Monday, March 20, 2006

Don't fall behind

Tonight I popped over to look at the CVs of a couple young faculty members in my host department. Wow... I was initially floored by the sheer volume of publications and presentations. Then, I realized that while they are both likely around my same age, the first completed his PhD in 2000 (the year I began my doctoral program) and the second received her PhD in 1997. So, yeah, wow... but it's not out of reach.

I simply have to set myself some goals. Alright, I've been out of conferences for over a year. But I had been doing pretty well with them. I have given a few invited talks this year so far, have one more scheduled, and can probably finagle a couple more. So, I've got to massage the cogs... and I've got to prepare some abstracts for conferences.

Most importantly perhaps I've got to get moving on more publications. Still haven't heard anything back from the last journal (other than the initial acknowledgement). It's only been three weeks, though, so I can't read much into that. In any case, I have no control over it now. If it's returned with comments, then I can do something with it. But I've got some new ideas for smaller articles, and I've started working on them. I've really been a bit hesitant to submit articles. I think in some ways my attitude hasn't been that far from what the Academic Coach described as going Academic AWOL, only it's the longer I go without publishing a "big" article, the bigger the splash I think is required.

Instead, what I really need is to keep plugging away. I need to take full advantage of my situation right now. Time, I have. The energy, I need to muster. I need to set myself some concrete and ambitious but achievable goals for the coming months. Who knows, I may yet land myself a one-year post. But I've got to keep that three-year plan in mind. If I don't, I may slip... and I'm not sure I'd be able to recover from that.

1 comment:

Kingers said...

In my experience, it takes at least 3 months for a journal to make an editorial decision. This is because there is a process (which may vary on the discipline--I'll assume by the frequency and pitch of your angst that you're in humanities). First, it will be read in house and then a decision will be taken on whether to send it out to referees. How long this takes depends on the complexity of the in house editorial structure, the other responsibilities that may tug upon editors who also teach, the size of the journal, and the volume of submissions. If it is sent out (1 in 3 are) the referee is in charge, and most are dilatory to say the least; that means they take a long time to get round to reading you, and may do a bad job of it. Then the reports come back in and are read.

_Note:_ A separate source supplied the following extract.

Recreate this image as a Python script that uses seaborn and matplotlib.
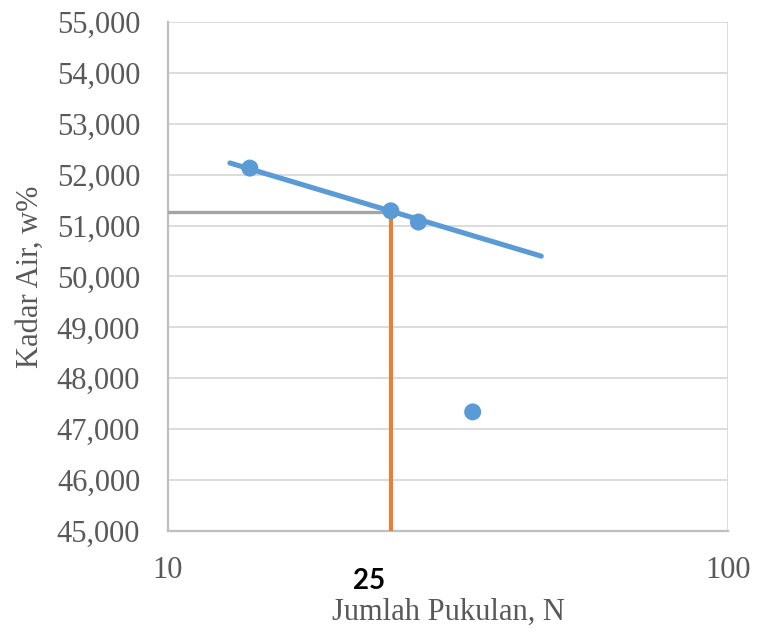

Three options are then considered: 1) reject, 2) revise and resubmit, 3) publish as is. Option 2 is the norm for articles that are accepted. This adds whatever time you need to make revisions--this may vary in their extent, but most editors will simply pass on a paper they think is in need of more than light revision--and then of course you'll have to resubmit, which means it will go out to one or another of the original readers. In certain cases, very confident editors will make in house decisions themselves, without sending out to a referee. If it is sent back out, it will take less time than before, but plan on a month. Then they make a final decision and put it into production. Here, what matters is where your piece fits with what they've already published in previsous issues and what they wish to put in the next two or three. So, from soup to nuts, it can take a year.